When using a score based configuration, this score depends on a "max" score. The 99-antispam_with_sieve.conf example file uses a fixed sieve_spamtest_max_value value (which you should change to the same value you use for "add header" in rspamd.)

You can also parse the rspamd max score (see above) from the "X-Spamd-Result:" header. Let's say you consider mail with rspamd score >= 10 spam, but use reject = 15 - i.e. only reject mails you're really really sure are spam - then you'd want to move mails with a score >= 7 (>= 67%) into a spam folder; you need to adapt global-spam.sieve accordingly.

You could also use the "X-Spamd: [Yes|No]" header provided by the "add header" = ... action (modify 99-antispam_with_sieve.conf accordingly); this maps certain header values to fixed spamtest values (range 0...10; if it can't find a value it defaults to 0).

rspamc password

Although not explained directly in the docs, the controller password can (and should!) be passed through a file.

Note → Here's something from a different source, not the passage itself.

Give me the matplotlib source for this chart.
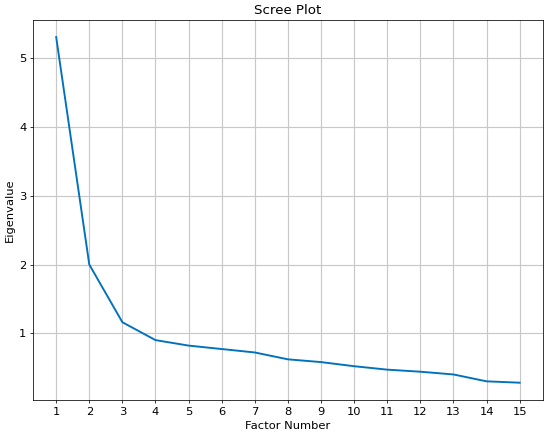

Reading the rspamc_password_callback source shows that if the passed option starts with . or / it is interpreted as filename, and the password is read from the file.

imap.user / $USER

To prevent users training other users' statistics, the learning script use $USER to determine the imap user. This should be same as imap.user from the sieve environment.

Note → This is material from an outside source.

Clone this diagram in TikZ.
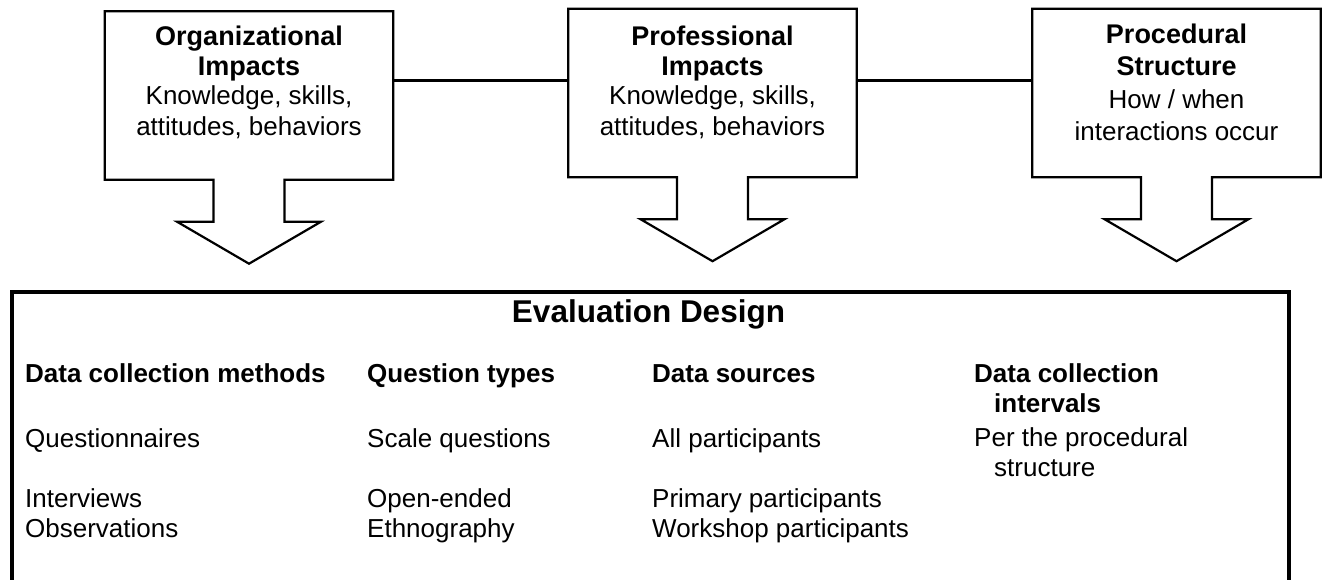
\documentclass[tikz,border=0pt]{standalone}
\usepackage{fontspec}
\setmainfont{Liberation Sans}
\usetikzlibrary{calc}
\tikzset{
  boxarea/.style={rectangle, inner sep=0pt, minimum width=288pt, minimum height=168pt},
  callline/.style={line width=2.2pt, line join=miter},
  connline/.style={line width=3pt},
  evalbox/.style={draw, line width=4pt, rectangle, inner sep=0pt, anchor=north west, minimum width=1277pt, minimum height=420pt},
  ttl/.style={anchor=base, inner sep=0pt, font=\fontsize{27}{30}\selectfont\bfseries},
  txt/.style={anchor=base, inner sep=0pt, font=\fontsize{26}{30}\selectfont},
  evtitle/.style={anchor=base, inner sep=0pt, font=\fontsize{31.5}{36}\selectfont\bfseries},
  colhead/.style={anchor=base west, inner sep=0pt, font=\fontsize{26}{30}\selectfont\bfseries},
  colitem/.style={anchor=base west, inner sep=0pt, font=\fontsize{26}{30}\selectfont}
}
\newcommand\calloutpath[1]{%
  \draw[callline] (#1.north west) -- (#1.north east) -- (#1.south east)
    -- ($(#1.south)+(35.5,0)$) -- ($(#1.south)+(35.5,42)$) -- ($(#1.south)+(72,42)$)
    -- ($(#1.south)+(0,84)$) -- ($(#1.south)+(-72,42)$) -- ($(#1.south)+(-35.5,42)$)
    -- ($(#1.south)+(-35.5,0)$) -- (#1.south west) -- cycle;}
\begin{document}
\begin{tikzpicture}[x=1pt, y=-1pt]
\useasboundingbox (0,0) rectangle (1322,579);
\clip (0,0) rectangle (1322,579);
% top callout boxes
\node[boxarea] (b1) at (249,95.5) {};
\node[boxarea] (b2) at (712.5,93) {};
\node[boxarea] (b3) at (1176.5,93) {};
\calloutpath{b1}
\calloutpath{b2}
\calloutpath{b3}
% connectors
\coordinate (ly) at (0,80);
\draw[connline] (b1.east |- ly) -- (b2.west |- ly);
\draw[connline] (b2.east |- ly) -- (b3.west |- ly);
% box texts
\node[ttl] (t1a) at (249,45) {Organizational};
\node[ttl] (t1b) at (249,75) {Impacts};
\node[txt] (t1c) at (249,104) {Knowledge, skills,};
\node[txt] (t1d) at (249,135) {attitudes, behaviors};
\node[ttl] (t2a) at (712.5,45) {Professional};
\node[ttl] (t2b) at (712.5,75) {Impacts};
\node[txt] (t2c) at (712.5,104) {Knowledge, skills,};
\node[txt] (t2d) at (712.5,135) {attitudes, behaviors};
\node[ttl] (t3a) at (1176.5,43) {Procedural};
\node[ttl] (t3b) at (1176.5,75) {Structure};
\node[txt] (t3c) at (1176.5,108) {How / when};
\node[txt] (t3d) at (1176.5,140) {interactions occur};
% evaluation design box
\node[evalbox] (ev) at (10,290) {};
\node[evtitle] (evt) at (648.5,322) {Evaluation Design};
% column 1
\node[colhead] (h1) at (25,382) {Data collection methods};
\node[colitem] (c1a) at (25,447) {Questionnaires};
\node[colitem] (c1b) at (25,507) {Interviews};
\node[colitem] (c1c) at (25,537) {Observations};
% column 2
\node[colhead] (h2) at (367,382) {Question types};
\node[colitem] (c2a) at (367,447) {Scale questions};
\node[colitem] (c2b) at (367,507) {Open-ended};
\node[colitem] (c2c) at (367,537) {Ethnography};
% column 3
\node[colhead] (h3) at (652,382) {Data sources};
\node[colitem] (c3a) at (652,447) {All participants};
\node[colitem] (c3b) at (652,507) {Primary participants};
\node[colitem] (c3c) at (652,537) {Workshop participants};
% column 4
\node[colhead] (h4a) at (974,382) {Data collection};
\node[colhead] (h4b) at (994,412) {intervals};
\node[colitem] (c4a) at (974,446) {Per the procedural};
\node[colitem] (c4b) at (994,476) {structure};
\end{tikzpicture}
\end{document}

This is sadly not documented.

Related bugs

  • "rspamc learn fails for already learned messages": rspamd/rspamd#2691

    The following messages in the log may be harmless (when learning a mail a second time):

    dovecot[...]: imap(...): program `/.../learn-spam.rspamd.script' terminated with non-zero exit code 1
    dovecot[...]: imap(...): Error: sieve: pipe action: failed to execute to program `learn-spam.rspamd.script': refer to server log for more information.   [YYYY-MM-DD HH:mm:ss]
    dovecot[...]: imap(...): Error: sieve: Execution of script /.../learn-spam.sieve failed
    
  • milter_headers: export add_header score: rspamd/rspamd#2699

    As noted above the rspamd max score exported by milter_headers is not a good scale to measure "100% spam" rating; exporting the "add header" score would provide a better measure.